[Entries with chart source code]
+===+

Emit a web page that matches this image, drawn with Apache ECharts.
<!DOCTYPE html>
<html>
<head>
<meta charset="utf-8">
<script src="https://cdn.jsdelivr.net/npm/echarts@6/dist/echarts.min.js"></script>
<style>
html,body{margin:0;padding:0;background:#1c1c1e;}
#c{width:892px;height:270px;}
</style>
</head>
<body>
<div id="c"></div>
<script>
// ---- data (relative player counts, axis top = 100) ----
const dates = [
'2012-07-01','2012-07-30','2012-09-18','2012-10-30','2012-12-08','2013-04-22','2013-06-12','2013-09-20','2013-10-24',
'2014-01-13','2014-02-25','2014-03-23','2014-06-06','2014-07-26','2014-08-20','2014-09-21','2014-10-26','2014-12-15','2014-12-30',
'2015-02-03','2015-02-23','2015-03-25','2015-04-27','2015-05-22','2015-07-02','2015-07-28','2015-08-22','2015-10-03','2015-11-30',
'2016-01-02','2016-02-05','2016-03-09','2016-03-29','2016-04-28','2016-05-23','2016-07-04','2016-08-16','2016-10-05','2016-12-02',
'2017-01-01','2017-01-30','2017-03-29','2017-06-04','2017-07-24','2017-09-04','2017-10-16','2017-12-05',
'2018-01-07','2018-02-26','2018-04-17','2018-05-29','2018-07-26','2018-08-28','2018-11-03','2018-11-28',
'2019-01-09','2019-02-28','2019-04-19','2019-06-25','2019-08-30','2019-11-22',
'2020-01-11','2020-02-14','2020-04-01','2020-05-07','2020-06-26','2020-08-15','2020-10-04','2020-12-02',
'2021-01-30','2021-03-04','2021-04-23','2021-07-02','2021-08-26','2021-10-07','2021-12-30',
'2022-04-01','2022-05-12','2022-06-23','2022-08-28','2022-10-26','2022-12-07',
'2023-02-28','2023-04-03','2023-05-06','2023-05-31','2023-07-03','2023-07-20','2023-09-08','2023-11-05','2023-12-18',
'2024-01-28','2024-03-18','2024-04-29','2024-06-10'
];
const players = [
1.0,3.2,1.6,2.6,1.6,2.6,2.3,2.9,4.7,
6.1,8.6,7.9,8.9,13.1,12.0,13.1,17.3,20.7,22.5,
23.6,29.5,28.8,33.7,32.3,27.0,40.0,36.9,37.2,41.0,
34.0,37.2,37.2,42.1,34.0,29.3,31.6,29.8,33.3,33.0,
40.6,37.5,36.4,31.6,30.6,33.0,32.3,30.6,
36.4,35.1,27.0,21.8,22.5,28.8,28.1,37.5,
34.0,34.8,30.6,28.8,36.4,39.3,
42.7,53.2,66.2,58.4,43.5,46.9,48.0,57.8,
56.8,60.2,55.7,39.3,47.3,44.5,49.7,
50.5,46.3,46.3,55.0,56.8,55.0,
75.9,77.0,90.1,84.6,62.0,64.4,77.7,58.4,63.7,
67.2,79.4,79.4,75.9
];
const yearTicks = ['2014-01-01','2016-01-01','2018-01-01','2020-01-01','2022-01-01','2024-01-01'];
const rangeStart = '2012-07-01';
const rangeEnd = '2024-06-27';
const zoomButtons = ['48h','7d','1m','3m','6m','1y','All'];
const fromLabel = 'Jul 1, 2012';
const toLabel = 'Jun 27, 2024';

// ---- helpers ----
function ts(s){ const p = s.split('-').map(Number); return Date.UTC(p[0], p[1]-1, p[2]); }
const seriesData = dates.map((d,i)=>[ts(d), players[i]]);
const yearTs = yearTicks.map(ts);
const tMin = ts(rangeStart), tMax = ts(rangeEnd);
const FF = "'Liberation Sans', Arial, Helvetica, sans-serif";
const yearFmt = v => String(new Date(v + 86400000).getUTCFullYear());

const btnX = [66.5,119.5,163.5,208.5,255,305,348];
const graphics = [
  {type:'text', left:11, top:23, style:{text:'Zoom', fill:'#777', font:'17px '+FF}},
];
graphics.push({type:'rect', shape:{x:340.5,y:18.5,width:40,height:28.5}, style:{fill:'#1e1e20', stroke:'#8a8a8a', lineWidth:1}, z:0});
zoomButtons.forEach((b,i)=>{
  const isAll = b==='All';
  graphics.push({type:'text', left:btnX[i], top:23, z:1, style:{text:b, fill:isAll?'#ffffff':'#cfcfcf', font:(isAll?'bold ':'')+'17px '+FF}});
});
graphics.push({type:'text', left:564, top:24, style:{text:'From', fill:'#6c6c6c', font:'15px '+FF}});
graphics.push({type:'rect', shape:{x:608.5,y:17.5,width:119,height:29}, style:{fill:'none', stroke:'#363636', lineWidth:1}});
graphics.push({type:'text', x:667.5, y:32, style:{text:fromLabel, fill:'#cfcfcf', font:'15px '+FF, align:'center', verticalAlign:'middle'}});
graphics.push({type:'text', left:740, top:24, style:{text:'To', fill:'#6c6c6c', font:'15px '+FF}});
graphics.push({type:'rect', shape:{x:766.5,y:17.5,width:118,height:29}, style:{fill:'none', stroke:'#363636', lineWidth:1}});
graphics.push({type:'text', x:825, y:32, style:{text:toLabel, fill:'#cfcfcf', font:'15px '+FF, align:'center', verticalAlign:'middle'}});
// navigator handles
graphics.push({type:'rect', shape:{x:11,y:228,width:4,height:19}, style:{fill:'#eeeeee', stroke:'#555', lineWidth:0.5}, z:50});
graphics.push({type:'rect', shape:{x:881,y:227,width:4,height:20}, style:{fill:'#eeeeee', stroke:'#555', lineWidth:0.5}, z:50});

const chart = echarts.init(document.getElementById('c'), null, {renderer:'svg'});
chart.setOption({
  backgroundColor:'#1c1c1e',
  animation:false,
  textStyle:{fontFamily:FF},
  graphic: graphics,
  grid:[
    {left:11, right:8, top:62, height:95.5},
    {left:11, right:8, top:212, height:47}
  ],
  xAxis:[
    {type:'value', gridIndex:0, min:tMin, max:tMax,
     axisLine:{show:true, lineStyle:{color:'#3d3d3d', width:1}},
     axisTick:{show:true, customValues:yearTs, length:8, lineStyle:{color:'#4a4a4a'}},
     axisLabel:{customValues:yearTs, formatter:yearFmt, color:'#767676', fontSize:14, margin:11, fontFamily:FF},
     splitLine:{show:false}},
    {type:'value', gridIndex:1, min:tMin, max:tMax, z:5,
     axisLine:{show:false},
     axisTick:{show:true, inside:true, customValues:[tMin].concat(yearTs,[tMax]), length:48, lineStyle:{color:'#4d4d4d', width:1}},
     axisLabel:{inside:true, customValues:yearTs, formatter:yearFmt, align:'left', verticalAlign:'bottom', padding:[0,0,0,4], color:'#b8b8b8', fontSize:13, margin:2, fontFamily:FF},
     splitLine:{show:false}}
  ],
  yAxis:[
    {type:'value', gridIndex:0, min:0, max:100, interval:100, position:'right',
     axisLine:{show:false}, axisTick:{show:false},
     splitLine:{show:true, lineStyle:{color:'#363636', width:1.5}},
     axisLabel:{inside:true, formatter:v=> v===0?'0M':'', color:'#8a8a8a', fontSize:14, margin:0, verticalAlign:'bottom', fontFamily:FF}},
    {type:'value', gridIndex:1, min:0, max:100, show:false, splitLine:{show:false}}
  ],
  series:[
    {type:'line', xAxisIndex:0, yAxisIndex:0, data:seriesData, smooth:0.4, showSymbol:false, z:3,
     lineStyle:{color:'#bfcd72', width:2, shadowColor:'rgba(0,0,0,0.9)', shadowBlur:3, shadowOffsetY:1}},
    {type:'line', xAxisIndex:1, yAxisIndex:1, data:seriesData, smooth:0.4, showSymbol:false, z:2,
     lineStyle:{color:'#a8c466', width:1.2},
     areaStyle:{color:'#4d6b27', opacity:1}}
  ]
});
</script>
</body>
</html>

+===+

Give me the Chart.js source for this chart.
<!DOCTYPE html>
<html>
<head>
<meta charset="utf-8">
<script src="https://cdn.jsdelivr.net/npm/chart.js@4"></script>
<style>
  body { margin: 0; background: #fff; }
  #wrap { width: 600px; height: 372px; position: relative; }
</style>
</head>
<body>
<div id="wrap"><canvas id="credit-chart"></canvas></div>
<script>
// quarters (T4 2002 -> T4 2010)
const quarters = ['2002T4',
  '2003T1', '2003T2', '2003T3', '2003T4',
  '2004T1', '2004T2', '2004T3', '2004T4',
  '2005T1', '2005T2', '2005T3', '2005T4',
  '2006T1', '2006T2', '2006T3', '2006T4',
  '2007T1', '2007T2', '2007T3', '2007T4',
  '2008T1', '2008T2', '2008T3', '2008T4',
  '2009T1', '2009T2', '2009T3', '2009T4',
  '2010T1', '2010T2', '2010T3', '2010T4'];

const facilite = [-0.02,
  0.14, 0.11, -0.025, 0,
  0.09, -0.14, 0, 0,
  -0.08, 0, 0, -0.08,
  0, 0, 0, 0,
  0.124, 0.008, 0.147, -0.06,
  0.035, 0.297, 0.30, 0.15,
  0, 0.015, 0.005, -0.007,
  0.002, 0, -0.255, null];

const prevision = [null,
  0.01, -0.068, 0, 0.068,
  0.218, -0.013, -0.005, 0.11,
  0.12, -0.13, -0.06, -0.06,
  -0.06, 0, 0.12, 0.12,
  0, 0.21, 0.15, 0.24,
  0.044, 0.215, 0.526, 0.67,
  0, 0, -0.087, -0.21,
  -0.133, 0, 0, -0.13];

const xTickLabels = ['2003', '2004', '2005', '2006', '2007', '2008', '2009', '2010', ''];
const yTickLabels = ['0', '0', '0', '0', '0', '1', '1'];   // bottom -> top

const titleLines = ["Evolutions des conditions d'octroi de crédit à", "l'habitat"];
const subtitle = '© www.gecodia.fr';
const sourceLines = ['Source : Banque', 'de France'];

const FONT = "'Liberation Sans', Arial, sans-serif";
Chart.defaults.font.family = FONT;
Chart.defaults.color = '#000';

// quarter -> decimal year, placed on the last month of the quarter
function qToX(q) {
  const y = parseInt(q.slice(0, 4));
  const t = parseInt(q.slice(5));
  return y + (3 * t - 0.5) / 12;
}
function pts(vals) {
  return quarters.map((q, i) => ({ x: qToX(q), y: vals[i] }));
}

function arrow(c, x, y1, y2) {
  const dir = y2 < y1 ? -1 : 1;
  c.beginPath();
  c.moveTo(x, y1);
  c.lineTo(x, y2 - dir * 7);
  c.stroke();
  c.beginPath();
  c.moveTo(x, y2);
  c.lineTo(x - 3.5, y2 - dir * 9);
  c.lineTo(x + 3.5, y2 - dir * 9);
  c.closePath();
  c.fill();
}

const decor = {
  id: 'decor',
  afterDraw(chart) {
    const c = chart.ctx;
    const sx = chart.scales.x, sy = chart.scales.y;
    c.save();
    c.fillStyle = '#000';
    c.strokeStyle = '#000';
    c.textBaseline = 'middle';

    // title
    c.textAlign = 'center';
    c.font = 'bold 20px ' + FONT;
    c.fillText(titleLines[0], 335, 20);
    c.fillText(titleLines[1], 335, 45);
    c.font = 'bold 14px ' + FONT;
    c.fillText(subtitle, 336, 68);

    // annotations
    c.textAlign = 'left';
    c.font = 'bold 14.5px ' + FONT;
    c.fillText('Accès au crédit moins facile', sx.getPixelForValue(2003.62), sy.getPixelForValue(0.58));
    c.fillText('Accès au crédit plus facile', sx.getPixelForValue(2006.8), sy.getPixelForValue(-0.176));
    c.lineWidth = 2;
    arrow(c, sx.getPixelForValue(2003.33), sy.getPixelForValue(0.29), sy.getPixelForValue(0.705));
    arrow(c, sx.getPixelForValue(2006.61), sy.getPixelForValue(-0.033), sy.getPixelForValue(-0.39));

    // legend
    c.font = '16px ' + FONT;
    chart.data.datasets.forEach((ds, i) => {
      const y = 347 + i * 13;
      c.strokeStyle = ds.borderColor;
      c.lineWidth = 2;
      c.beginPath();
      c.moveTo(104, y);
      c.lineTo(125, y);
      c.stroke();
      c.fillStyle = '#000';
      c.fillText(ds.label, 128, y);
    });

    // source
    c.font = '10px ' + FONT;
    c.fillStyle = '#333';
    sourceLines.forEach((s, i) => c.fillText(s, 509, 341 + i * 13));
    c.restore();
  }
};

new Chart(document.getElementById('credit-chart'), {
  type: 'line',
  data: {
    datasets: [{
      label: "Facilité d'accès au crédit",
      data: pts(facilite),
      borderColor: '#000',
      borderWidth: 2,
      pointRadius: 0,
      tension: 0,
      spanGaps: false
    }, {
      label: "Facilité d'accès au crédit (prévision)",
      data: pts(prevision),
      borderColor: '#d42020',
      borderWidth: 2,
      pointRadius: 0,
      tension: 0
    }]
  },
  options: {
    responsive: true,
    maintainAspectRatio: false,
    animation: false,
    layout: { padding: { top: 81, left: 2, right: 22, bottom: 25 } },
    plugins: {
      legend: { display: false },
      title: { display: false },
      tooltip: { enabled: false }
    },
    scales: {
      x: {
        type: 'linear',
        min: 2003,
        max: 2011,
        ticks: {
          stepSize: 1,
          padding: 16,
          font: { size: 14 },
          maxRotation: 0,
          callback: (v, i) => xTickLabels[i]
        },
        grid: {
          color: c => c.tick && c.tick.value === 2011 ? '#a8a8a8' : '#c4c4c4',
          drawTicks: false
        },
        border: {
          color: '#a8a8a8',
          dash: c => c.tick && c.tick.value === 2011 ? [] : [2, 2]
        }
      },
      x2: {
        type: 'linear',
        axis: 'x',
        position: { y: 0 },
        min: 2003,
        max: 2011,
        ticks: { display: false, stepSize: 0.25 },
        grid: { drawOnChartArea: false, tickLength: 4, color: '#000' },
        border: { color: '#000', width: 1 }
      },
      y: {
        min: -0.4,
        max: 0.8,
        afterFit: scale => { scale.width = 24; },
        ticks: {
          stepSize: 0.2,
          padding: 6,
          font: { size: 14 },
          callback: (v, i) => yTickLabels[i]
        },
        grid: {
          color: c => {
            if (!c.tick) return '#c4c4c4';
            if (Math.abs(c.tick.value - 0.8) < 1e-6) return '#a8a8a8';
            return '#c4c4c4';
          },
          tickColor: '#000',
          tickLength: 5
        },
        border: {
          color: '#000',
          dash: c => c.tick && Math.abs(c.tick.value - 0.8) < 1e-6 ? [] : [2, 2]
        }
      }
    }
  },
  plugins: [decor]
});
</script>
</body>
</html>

+===+

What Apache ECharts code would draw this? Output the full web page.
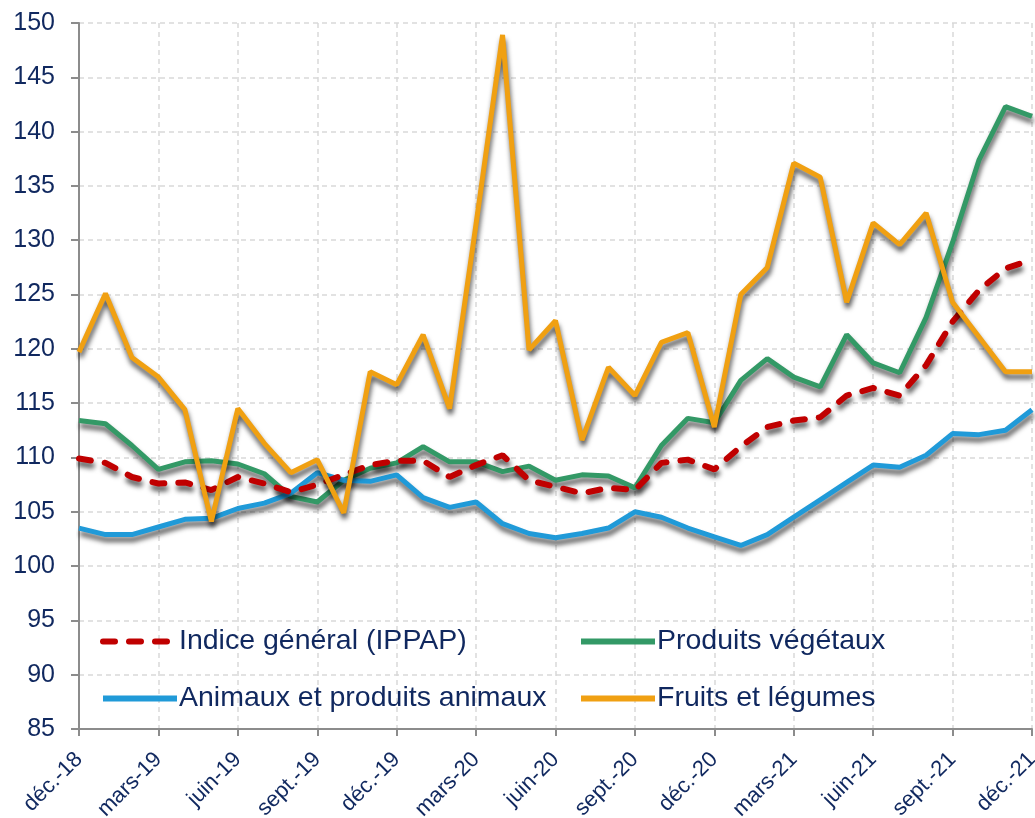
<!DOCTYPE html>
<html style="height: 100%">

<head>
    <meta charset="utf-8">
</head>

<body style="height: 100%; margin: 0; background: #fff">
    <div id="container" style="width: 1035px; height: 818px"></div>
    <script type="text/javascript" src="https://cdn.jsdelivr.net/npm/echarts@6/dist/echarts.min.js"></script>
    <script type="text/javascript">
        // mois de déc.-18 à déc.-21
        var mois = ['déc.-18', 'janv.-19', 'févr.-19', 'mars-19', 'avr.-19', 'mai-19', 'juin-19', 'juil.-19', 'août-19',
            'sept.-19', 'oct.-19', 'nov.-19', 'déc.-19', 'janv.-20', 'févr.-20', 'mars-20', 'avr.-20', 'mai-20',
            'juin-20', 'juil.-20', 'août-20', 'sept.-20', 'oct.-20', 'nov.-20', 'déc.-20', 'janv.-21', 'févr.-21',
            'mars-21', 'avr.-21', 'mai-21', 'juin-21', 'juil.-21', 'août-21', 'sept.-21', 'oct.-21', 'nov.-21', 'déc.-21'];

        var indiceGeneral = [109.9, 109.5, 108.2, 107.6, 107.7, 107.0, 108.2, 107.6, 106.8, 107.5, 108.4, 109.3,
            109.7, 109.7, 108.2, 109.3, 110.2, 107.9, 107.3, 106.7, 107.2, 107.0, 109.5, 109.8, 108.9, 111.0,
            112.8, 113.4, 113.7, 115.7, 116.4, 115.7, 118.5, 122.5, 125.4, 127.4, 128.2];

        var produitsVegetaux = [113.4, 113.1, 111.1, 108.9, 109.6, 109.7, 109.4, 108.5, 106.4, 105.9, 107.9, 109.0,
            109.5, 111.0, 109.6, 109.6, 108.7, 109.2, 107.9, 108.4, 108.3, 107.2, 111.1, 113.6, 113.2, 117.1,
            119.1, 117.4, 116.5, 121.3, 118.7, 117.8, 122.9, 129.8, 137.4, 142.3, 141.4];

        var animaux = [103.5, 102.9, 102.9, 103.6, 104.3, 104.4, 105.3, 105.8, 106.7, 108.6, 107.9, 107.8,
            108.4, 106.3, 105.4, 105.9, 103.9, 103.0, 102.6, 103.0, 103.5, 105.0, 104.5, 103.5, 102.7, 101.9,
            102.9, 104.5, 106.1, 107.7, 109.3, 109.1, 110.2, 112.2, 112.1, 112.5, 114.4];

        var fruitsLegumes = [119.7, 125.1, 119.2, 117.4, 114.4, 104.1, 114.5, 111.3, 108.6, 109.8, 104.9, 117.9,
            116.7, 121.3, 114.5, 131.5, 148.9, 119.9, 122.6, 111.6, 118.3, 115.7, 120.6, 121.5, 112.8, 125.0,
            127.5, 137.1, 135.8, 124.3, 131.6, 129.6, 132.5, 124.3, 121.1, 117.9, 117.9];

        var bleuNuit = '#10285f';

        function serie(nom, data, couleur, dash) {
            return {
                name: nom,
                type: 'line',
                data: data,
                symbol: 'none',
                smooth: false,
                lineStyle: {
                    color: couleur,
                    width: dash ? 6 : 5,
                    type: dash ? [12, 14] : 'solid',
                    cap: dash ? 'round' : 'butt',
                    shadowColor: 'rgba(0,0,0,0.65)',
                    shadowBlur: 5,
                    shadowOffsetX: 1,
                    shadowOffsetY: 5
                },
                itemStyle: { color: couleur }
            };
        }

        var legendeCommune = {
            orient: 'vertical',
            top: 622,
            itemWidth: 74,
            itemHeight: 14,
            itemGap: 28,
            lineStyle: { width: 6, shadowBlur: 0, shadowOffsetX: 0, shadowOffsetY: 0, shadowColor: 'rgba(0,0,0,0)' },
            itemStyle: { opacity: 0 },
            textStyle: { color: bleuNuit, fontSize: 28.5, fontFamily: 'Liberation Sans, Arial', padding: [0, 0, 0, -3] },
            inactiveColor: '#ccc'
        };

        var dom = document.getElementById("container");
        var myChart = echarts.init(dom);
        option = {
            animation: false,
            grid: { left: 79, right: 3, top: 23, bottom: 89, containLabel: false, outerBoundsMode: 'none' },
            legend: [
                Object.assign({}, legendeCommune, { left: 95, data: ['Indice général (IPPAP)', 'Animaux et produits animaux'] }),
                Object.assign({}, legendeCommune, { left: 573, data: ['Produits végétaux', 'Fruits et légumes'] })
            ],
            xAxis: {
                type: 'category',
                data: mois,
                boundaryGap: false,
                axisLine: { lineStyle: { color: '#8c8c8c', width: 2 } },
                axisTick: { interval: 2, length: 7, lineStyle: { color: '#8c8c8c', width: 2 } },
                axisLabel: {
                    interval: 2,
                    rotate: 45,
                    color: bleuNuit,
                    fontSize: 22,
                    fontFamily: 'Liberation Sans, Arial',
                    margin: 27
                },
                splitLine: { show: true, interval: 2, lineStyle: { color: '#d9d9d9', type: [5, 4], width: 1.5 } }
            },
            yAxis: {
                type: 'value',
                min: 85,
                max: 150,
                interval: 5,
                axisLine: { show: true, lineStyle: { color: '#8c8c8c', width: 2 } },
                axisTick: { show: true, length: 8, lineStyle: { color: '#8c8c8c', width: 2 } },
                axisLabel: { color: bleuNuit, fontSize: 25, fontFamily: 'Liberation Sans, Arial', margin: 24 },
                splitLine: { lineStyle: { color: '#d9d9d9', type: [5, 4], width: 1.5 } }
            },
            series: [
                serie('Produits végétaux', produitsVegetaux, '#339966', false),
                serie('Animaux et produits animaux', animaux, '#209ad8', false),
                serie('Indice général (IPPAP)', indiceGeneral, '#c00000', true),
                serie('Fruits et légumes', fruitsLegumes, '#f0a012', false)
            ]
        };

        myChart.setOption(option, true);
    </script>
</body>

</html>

+===+

• Given instruction
Take every line from the data above that holds "page" and copy it out.

• Task output
Emit a web page that matches this image, drawn with Apache ECharts.
What Apache ECharts code would draw this? Output the full web page.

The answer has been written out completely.